I like Edgar Schein’s idea. The leader of the learning organization, he says, in my beloved chapter 20 of Organizational Learning, has to simultaneously assuage his team’s anxieties and prompt people to learn and change in some particular area. “We’re ok in general, but in this little bit, we need to do something differently,” she would say. We have to, that is, finesse a kind of propping up of the existing norms, while we rewrite some of them. It’s about a balance, or a percentage. We have to reinforce our status quo in, say 80% of our work, while we help people deconstruct and reform the status quo in the other 20%. It’s like a rolling blackout, but it’s not a blackout, it’s a spotlight.

But what would the right percentage of learning–the disruption percentage— be? I think the 80/20 rule probably works just as well as any other. I come at it from the opposite angle–If you take the reciprocal of work, when we’re learning full-time, in college, say, and you look at the ratio of learning to performance, you come up with something close to the 80/20 rule reversed. The average college student, say, works 10 hours a week, and has four classes, each roughly 10 hours a week, when you add up class time and homework.

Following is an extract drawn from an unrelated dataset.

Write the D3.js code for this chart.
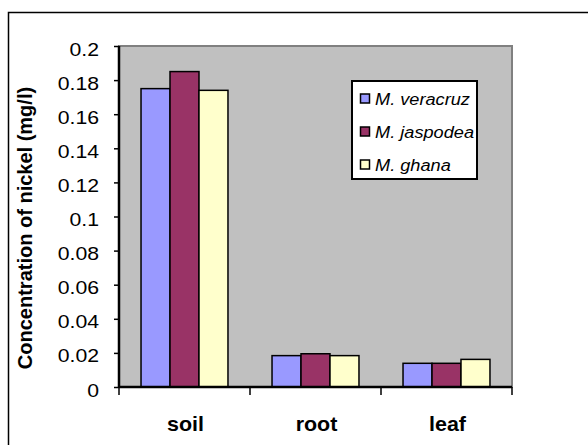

That’s a 20/80 work/learn rule, and we can induce from it that full-time work could be the opposite and do OK. In addition, it’s the percentage Google has seized upon in its famous workplace learning initiative.

Of course you’ll ask, percentage of what? Of time, of units worked, of number of work “categories”? I think you can use whatever metric you settle on with your team to organize what you do. It’s a rule of thumb, after all.

The point is to be humble in the breath and scope of your norm-changing initiatives, but be bold in the consistency and continuousness which which you inexorably promote them.